Transparency in the allocation process is paramount. Clear communication about how and why costs are allocated can mitigate potential conflicts and foster a culture of trust. Regularly scheduled meetings and detailed reports can help departments understand their cost responsibilities and the rationale behind them. For example, a quarterly review meeting where financial managers explain the allocation bases and any adjustments can demystify the process and encourage collaborative problem-solving.

Impact of Technology on Allocation Methods

The advent of advanced technology has revolutionized cost allocation methods, offering unprecedented accuracy and efficiency. Modern software solutions, such as enterprise resource planning (ERP) systems and specialized cost management tools, have automated many aspects of the allocation process. These systems can handle complex calculations, track resource usage in real-time, and generate detailed reports, significantly reducing the administrative burden on financial managers. For instance, an ERP system can automatically allocate utility costs based on real-time energy consumption data from smart meters, ensuring precise and timely cost distribution.
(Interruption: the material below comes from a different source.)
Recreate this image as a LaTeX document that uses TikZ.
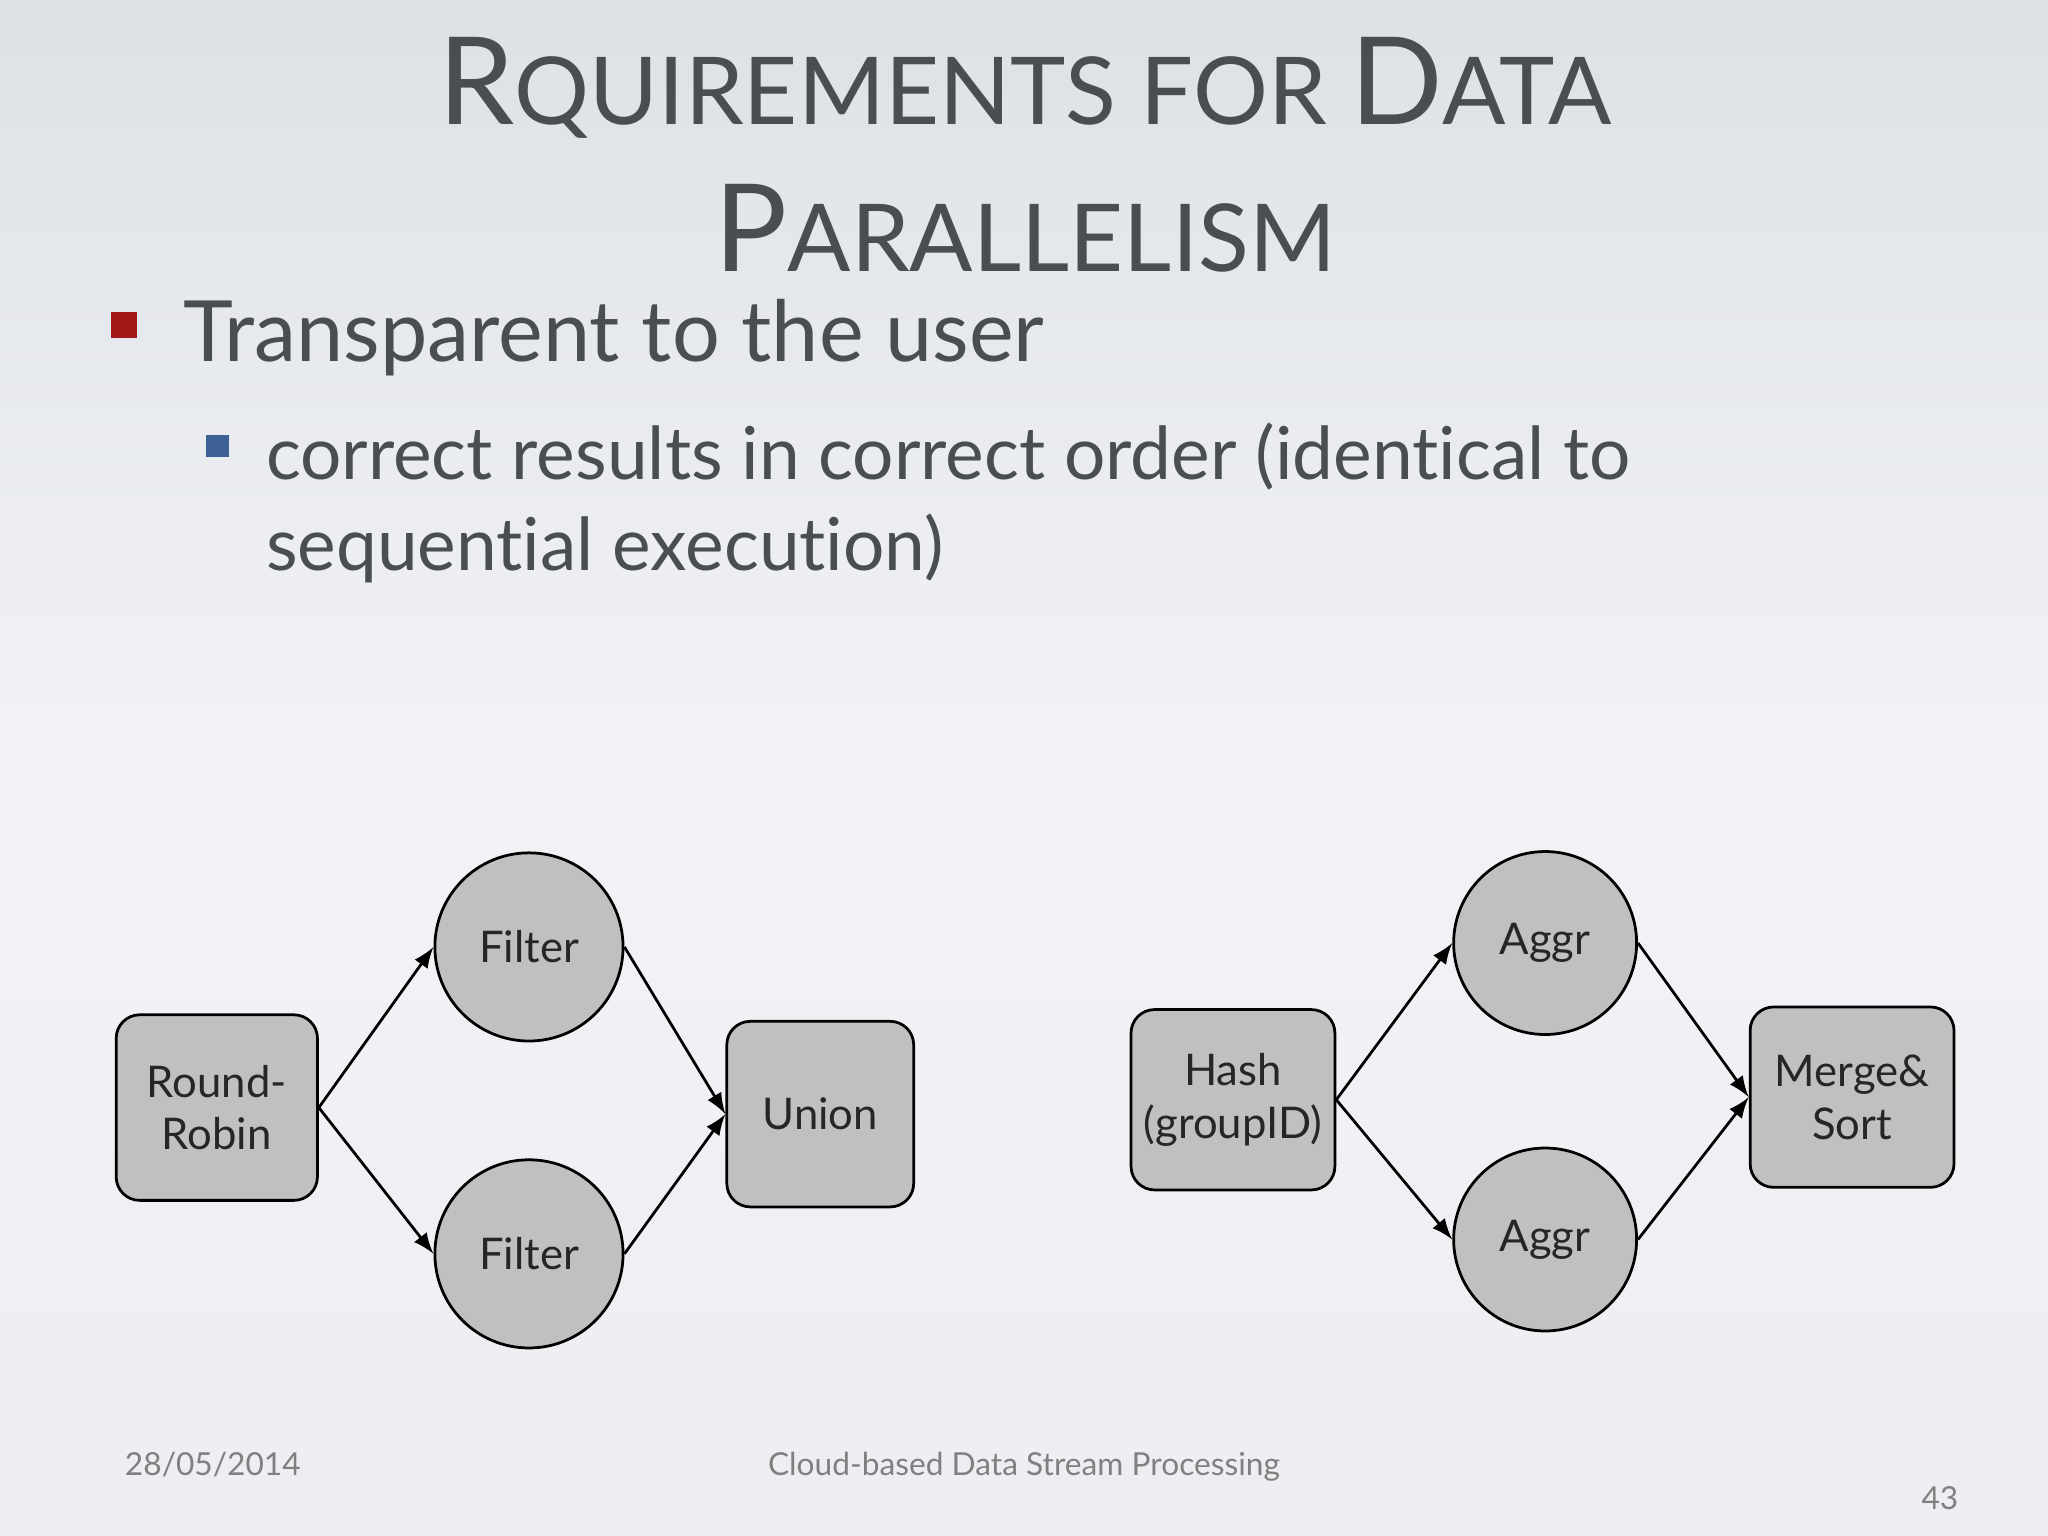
\documentclass[tikz,border=0pt]{standalone}
\usepackage{fontspec}
\setmainfont{Lato}[Ligatures={NoCommon}]
\begin{document}
\begin{tikzpicture}[x=0.01cm,y=-0.01cm,
  box/.style={draw=black,fill=nodegray,rounded corners=0.18cm,line width=0.6pt,font=\fontsize{9.5}{11.5}\selectfont,align=center,text=black!85,inner sep=1pt},
  circ/.style={draw=black,fill=nodegray,circle,line width=0.6pt,font=\fontsize{9.5}{11.5}\selectfont,text=black!85},
  arr/.style={-latex,line width=0.6pt}]
\definecolor{txt}{HTML}{4A4E52}
\definecolor{nodegray}{RGB}{192,192,192}
\definecolor{bulblue}{RGB}{60,95,150}
\shade[top color={rgb,255:red,221;green,225;blue,230},bottom color={rgb,255:red,236;green,238;blue,242},middle color={rgb,255:red,242;green,243;blue,247}] (0,0) rectangle (1568,1176);
\useasboundingbox (0,0) rectangle (1568,1176);
% title
\node[anchor=base,text=txt] (t1) at (785,95) {\fontsize{26.5}{30}\selectfont R\fontsize{20.4}{24}\selectfont QUIREMENTS FOR \fontsize{26.5}{30}\selectfont D\fontsize{20.4}{24}\selectfont ATA};
\node[anchor=base,text=txt] (t2) at (785,208) {\fontsize{26.5}{30}\selectfont P\fontsize{20.4}{24}\selectfont ARALLELISM};
% bullets
\fill[red!60!black!90] (85,239) rectangle (105,259);
\node[anchor=base west,inner sep=0,text=txt] (b1) at (140,277) {\fontsize{18.4}{22}\selectfont Transparent to the user};
\fill[bulblue] (158,333) rectangle (175,350);
\node[anchor=base west,inner sep=0,text=txt] (b2) at (203,367) {\fontsize{15.9}{20}\selectfont correct results in correct order (identical to};
\node[anchor=base west,inner sep=0,text=txt] (b3) at (203,437) {\fontsize{15.9}{20}\selectfont sequential execution)};
% left graph
\node[box,minimum width=1.54cm,minimum height=1.42cm] (rr) at (166,848) {Round-\\Robin};
\node[circ,minimum size=1.44cm] (f1) at (405,725) {Filter};
\node[circ,minimum size=1.44cm] (f2) at (405,960) {Filter};
\node[box,minimum width=1.43cm,minimum height=1.42cm] (un) at (628,853) {Union};
\draw[arr] (rr.east) -- (f1.west);
\draw[arr] (rr.east) -- (f2.west);
\draw[arr] (f1.east) -- (un.west);
\draw[arr] (f2.east) -- (un.west);
% right graph
\node[box,minimum width=1.56cm,minimum height=1.38cm] (ha) at (944,842) {Hash\\(groupID)};
\node[circ,minimum size=1.40cm] (a1) at (1183,722) {Aggr};
\node[circ,minimum size=1.40cm] (a2) at (1183,949) {Aggr};
\node[box,minimum width=1.56cm,minimum height=1.38cm] (ms) at (1418,840) {Merge\&\\Sort};
\draw[arr] (ha.east) -- (a1.west);
\draw[arr] (ha.east) -- (a2.west);
\draw[arr] (a1.east) -- (ms.west);
\draw[arr] (a2.east) -- (ms.west);
% footer
\node[anchor=base west,inner sep=0,text=gray] (d) at (95,1130) {\fontsize{6.9}{9}\selectfont 28/05/2014};
\node[anchor=base,inner sep=0,text=gray] (c) at (784,1130) {\fontsize{6.9}{9}\selectfont Cloud-based Data Stream Processing};
\node[anchor=base east,inner sep=0,text=gray] (n) at (1500,1156) {\fontsize{6.9}{9}\selectfont 43};
\end{tikzpicture}
\end{document}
Moreover, technology enables more sophisticated analysis and visualization of cost data. Advanced analytics and business intelligence tools can uncover hidden cost drivers and inefficiencies, providing actionable insights for management. For example, a data analytics platform might reveal that a particular department’s high travel expenses are due to inefficient booking practices, prompting a review and potential policy changes. These insights can lead to more informed decision-making and strategic adjustments, ultimately enhancing organizational efficiency and profitability.